To my surprise, the young Red Skelton, in these early films, comes across as someone lacking not only screen presence, but finesse, timing and oh yeah, talent. At least talent enough to carry a movie. In addition, he makes for a dismal 'romantic lead'. There is no reason why any woman would want to marry him.
Skelton is all bumbling technique and no warmth. You and I both know that if you're going to 'bumble' you need warmth to carry the day. See Cary Grant in BRINGING UP BABY, as an example. But here Skelton just seems weird, klutzy and unlikable. (It might be that with his red hair he needed technicolor, but that wouldn't explain his enormous success later on b/w television.)
If Skelton was meant as a potential rival to Bob Hope, who was working in films at the same time, Hope had nothing to worry about. Hope was always likeable and oddly attractive, even at his most cowardly and egotistical. He was also superb at physical humor. And as for delivering quips, well, Hope was the master of that particular art form so maybe it's unfair to compare.
I'm rambling, I know. But it's been a long time since I watched movies which lived so well in memory and disappointed so much in reality.
The second film, WHISTLING IN DIXIE takes place in Georgia and has an even less sensical plot than the first but contains one sequence which works pretty well: Wally, his girlfriend and a couple of others are trapped beneath a fort in an underground room which is slowly filling up with water. Very well done. But not enough to save the movie.
As for the last film in the trilogy, even the Brooklyn Dodgers can't save WHISTLING IN BROOKLYN. Yes, the 1941 Brooklyn Dodgers, Leo Durocher and his boys. There's a ridiculously unfunny sequence which takes place at Ebbits Field, the old stomping grounds of the Dodgers once upon a time, in which Wally (in disguise) is forced to pitch an inning while trying to save a police inspector from being killed. NOTHING about it works.
Okay, you may ask: why did I sit through these three stultifying movies?
Besides being a glutton for punishment, I guess I wanted to make sure that what I was seeing was what I was seeing, that it wasn't my mood that was tarnishing the films, that my expectations weren't too high. Dammit, I was eager to enjoy them.
All I can say now is I wish I had my twenty five bucks back again. But I learned my lesson. No more impulse movie buys based on memory. Never again.
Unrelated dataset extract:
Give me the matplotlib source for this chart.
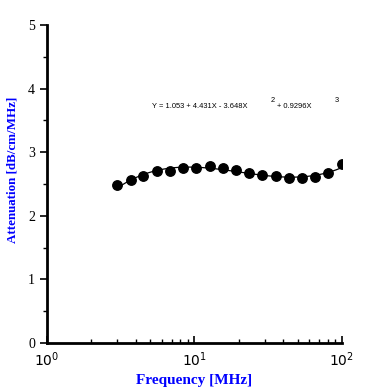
import numpy as np
import matplotlib
matplotlib.use("Agg")
import matplotlib.pyplot as plt
from matplotlib.ticker import FixedLocator, NullFormatter

# measured attenuation points
freq_mhz = [3.0, 3.7, 4.5, 5.6, 6.8, 8.4, 10.3, 12.7, 15.6, 19.2,
            23.5, 28.9, 35.5, 43.6, 53.6, 65.8, 80.8, 100.0]
atten = [2.48, 2.56, 2.62, 2.71, 2.71, 2.76, 2.76, 2.78, 2.76, 2.72,
         2.67, 2.65, 2.62, 2.60, 2.59, 2.61, 2.67, 2.81]

# fit coefficients as printed on the chart, X = log10(f)
fit_coef = [1.053, 4.431, -3.648, 0.9296]
fit_range = [3.0, 100.0]

y_ticks = [0, 1, 2, 3, 4, 5]
x_ticks = [1, 10, 100]
x_tick_labels = ["$10^0$", "$10^1$", "$10^2$"]

blue = "#0000ff"

fig = plt.figure(figsize=(3.74, 3.92), dpi=100)
ax = fig.add_axes([0.1257, 0.125, 0.7887, 0.811])

xf = np.logspace(np.log10(fit_range[0]), np.log10(fit_range[1]), 200)
lx = np.log10(xf)
yf = sum(c * lx ** i for i, c in enumerate(fit_coef))
ax.plot(xf, yf, color="black", lw=0.9, zorder=2)
ax.plot(freq_mhz, atten, "o", color="black", ms=6.8, zorder=3)

ax.set_xscale("log")
ax.set_xlim(1, 100)
ax.set_ylim(0, 5)

for s in ["top", "right"]:
    ax.spines[s].set_visible(False)
for s in ["left", "bottom"]:
    ax.spines[s].set_linewidth(2)

ax.set_yticks(y_ticks)
ax.yaxis.set_minor_locator(FixedLocator(np.arange(0.5, 5, 1.0)))
ax.set_xticks(x_ticks)
ax.set_xticklabels(x_tick_labels)
minors = [m * d for d in (1, 10) for m in range(2, 10)]
ax.xaxis.set_minor_locator(FixedLocator(minors))
ax.xaxis.set_minor_formatter(NullFormatter())

ax.tick_params(axis="y", which="major", direction="out", length=5, width=1.2)
ax.tick_params(axis="y", which="minor", direction="out", length=3, width=1)
ax.tick_params(axis="x", which="major", direction="in", length=5, width=1.2, pad=5)
ax.tick_params(axis="x", which="minor", direction="in", length=3, width=1)

for lab in ax.get_xticklabels() + ax.get_yticklabels():
    lab.set_fontfamily("Liberation Serif")
    lab.set_fontsize(10)

ax.set_xlabel("Frequency [MHz]", family="Liberation Serif", fontweight="bold",
              fontsize=11, color=blue, labelpad=4)
ax.set_ylabel("Attenuation [dB/cm/MHz]", family="Liberation Serif", fontweight="bold",
              fontsize=9.4, color=blue)
# label sits a bit above the axis centre in the original
ax.yaxis.set_label_coords(-0.095, (343 - 170) / 318)

# equation, with the odd spacing of the original
eq_kw = dict(transform=fig.transFigure, fontsize=5.4, family="Liberation Sans",
             va="center", ha="left")
fig.text(152 / 374, 1 - 106 / 392, "Y = 1.053 + 4.431X - 3.648X", **eq_kw)
fig.text(271 / 374, 1 - 101 / 392, "2", **eq_kw)
fig.text(277 / 374, 1 - 106 / 392, "+ 0.9296X", **eq_kw)
fig.text(335 / 374, 1 - 101 / 392, "3", **eq_kw)

fig.savefig("out.png", dpi=100)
But of course, there may be someone out there who disagrees with me completely and actually LOVES these movies. Hey, it's possible. I'm no arbiter. If so, please let me know and I will happily send you the three films (which came packaged together) free of charge, just because I'm a nice person. If there be more than one of you, leave comments and I'll use that number thingy to pick the 'winner'. The films are brand new, only viewed once. I don't want them in the house as a reminder of my folly.
Worse comes to worse, I can donate them to the library.
Has this sort of thing ever happened to you? Come on, 'fess up. We're among friends here.
P.S. As for the 'whistling' in all three titles, it has nothing whatsoever to do with anything. Go figure.